- Data extract:
━━━━━━━━━━━━━━━━━━━━━━━━━━━━━━

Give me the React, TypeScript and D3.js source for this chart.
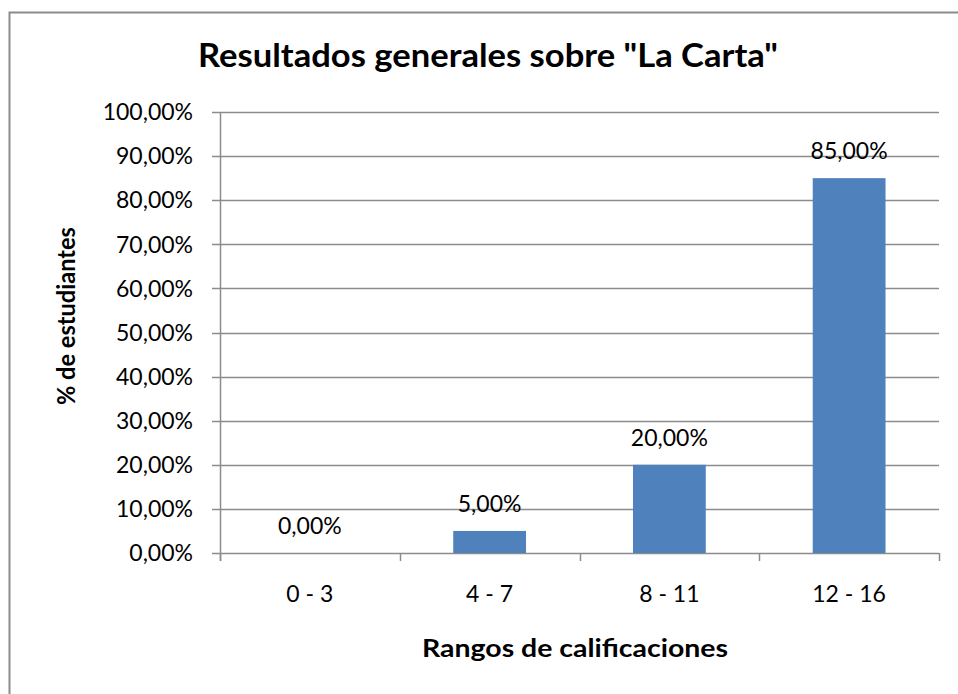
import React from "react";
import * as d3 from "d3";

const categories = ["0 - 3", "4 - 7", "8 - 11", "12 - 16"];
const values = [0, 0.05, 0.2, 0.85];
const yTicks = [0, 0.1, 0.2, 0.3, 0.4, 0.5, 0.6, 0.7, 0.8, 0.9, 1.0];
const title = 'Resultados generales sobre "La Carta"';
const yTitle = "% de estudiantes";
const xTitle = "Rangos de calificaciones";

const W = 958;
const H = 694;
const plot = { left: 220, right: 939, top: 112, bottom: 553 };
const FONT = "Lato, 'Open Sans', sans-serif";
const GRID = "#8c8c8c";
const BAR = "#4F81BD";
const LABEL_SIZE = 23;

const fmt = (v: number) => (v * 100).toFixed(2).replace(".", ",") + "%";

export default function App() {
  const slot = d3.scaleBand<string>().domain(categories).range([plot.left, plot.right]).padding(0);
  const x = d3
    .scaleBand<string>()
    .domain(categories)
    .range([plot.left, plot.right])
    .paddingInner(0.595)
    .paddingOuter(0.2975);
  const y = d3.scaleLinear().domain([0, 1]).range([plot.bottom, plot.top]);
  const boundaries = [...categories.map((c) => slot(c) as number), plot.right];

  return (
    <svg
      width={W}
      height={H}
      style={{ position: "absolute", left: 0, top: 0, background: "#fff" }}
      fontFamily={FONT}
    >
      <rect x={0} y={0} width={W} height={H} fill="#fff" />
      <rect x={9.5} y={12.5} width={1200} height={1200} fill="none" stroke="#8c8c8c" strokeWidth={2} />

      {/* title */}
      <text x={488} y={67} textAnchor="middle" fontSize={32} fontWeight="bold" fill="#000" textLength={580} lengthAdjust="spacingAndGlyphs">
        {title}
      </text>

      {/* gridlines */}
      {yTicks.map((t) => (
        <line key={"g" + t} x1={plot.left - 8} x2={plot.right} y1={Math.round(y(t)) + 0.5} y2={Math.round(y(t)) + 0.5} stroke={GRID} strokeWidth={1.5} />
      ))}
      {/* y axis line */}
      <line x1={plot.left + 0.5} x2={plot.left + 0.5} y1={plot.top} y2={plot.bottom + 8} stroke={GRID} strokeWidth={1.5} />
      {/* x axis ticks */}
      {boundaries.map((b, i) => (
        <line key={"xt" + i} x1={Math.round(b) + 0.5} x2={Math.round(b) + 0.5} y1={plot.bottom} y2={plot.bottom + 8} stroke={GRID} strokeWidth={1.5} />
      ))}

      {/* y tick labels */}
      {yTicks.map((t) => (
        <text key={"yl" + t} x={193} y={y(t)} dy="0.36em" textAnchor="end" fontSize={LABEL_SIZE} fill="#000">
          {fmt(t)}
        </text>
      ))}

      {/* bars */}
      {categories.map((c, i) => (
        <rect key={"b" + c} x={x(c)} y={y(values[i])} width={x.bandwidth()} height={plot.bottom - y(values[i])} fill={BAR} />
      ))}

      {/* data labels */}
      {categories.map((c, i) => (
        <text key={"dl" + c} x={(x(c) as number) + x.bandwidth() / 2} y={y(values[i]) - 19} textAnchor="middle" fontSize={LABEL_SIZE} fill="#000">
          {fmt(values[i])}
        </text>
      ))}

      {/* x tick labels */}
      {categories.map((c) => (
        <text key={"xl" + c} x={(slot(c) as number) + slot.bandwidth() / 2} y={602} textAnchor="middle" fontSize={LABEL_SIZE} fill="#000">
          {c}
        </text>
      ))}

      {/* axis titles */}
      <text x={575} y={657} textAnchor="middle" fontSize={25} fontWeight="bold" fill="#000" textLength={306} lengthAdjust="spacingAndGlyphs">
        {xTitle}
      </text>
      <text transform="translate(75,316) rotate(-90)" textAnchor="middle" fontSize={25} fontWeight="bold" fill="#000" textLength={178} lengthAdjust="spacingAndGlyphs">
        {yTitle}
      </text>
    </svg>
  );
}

━━━━━━━━━━━━━━━━━━━━━━━━━━━━━━

- Task details: Quote the data above in full and without alteration; skip the pictures.

- Answer to this task:
Give me the React, TypeScript and D3.js source for this chart.
import React from "react";
import * as d3 from "d3";

const categories = ["0 - 3", "4 - 7", "8 - 11", "12 - 16"];
const values = [0, 0.05, 0.2, 0.85];
const yTicks = [0, 0.1, 0.2, 0.3, 0.4, 0.5, 0.6, 0.7, 0.8, 0.9, 1.0];
const title = 'Resultados generales sobre "La Carta"';
const yTitle = "% de estudiantes";
const xTitle = "Rangos de calificaciones";

const W = 958;
const H = 694;
const plot = { left: 220, right: 939, top: 112, bottom: 553 };
const FONT = "Lato, 'Open Sans', sans-serif";
const GRID = "#8c8c8c";
const BAR = "#4F81BD";
const LABEL_SIZE = 23;

const fmt = (v: number) => (v * 100).toFixed(2).replace(".", ",") + "%";

export default function App() {
  const slot = d3.scaleBand<string>().domain(categories).range([plot.left, plot.right]).padding(0);
  const x = d3
    .scaleBand<string>()
    .domain(categories)
    .range([plot.left, plot.right])
    .paddingInner(0.595)
    .paddingOuter(0.2975);
  const y = d3.scaleLinear().domain([0, 1]).range([plot.bottom, plot.top]);
  const boundaries = [...categories.map((c) => slot(c) as number), plot.right];

  return (
    <svg
      width={W}
      height={H}
      style={{ position: "absolute", left: 0, top: 0, background: "#fff" }}
      fontFamily={FONT}
    >
      <rect x={0} y={0} width={W} height={H} fill="#fff" />
      <rect x={9.5} y={12.5} width={1200} height={1200} fill="none" stroke="#8c8c8c" strokeWidth={2} />

      {/* title */}
      <text x={488} y={67} textAnchor="middle" fontSize={32} fontWeight="bold" fill="#000" textLength={580} lengthAdjust="spacingAndGlyphs">
        {title}
      </text>

      {/* gridlines */}
      {yTicks.map((t) => (
        <line key={"g" + t} x1={plot.left - 8} x2={plot.right} y1={Math.round(y(t)) + 0.5} y2={Math.round(y(t)) + 0.5} stroke={GRID} strokeWidth={1.5} />
      ))}
      {/* y axis line */}
      <line x1={plot.left + 0.5} x2={plot.left + 0.5} y1={plot.top} y2={plot.bottom + 8} stroke={GRID} strokeWidth={1.5} />
      {/* x axis ticks */}
      {boundaries.map((b, i) => (
        <line key={"xt" + i} x1={Math.round(b) + 0.5} x2={Math.round(b) + 0.5} y1={plot.bottom} y2={plot.bottom + 8} stroke={GRID} strokeWidth={1.5} />
      ))}

      {/* y tick labels */}
      {yTicks.map((t) => (
        <text key={"yl" + t} x={193} y={y(t)} dy="0.36em" textAnchor="end" fontSize={LABEL_SIZE} fill="#000">
          {fmt(t)}
        </text>
      ))}

      {/* bars */}
      {categories.map((c, i) => (
        <rect key={"b" + c} x={x(c)} y={y(values[i])} width={x.bandwidth()} height={plot.bottom - y(values[i])} fill={BAR} />
      ))}

      {/* data labels */}
      {categories.map((c, i) => (
        <text key={"dl" + c} x={(x(c) as number) + x.bandwidth() / 2} y={y(values[i]) - 19} textAnchor="middle" fontSize={LABEL_SIZE} fill="#000">
          {fmt(values[i])}
        </text>
      ))}

      {/* x tick labels */}
      {categories.map((c) => (
        <text key={"xl" + c} x={(slot(c) as number) + slot.bandwidth() / 2} y={602} textAnchor="middle" fontSize={LABEL_SIZE} fill="#000">
          {c}
        </text>
      ))}

      {/* axis titles */}
      <text x={575} y={657} textAnchor="middle" fontSize={25} fontWeight="bold" fill="#000" textLength={306} lengthAdjust="spacingAndGlyphs">
        {xTitle}
      </text>
      <text transform="translate(75,316) rotate(-90)" textAnchor="middle" fontSize={25} fontWeight="bold" fill="#000" textLength={178} lengthAdjust="spacingAndGlyphs">
        {yTitle}
      </text>
    </svg>
  );
}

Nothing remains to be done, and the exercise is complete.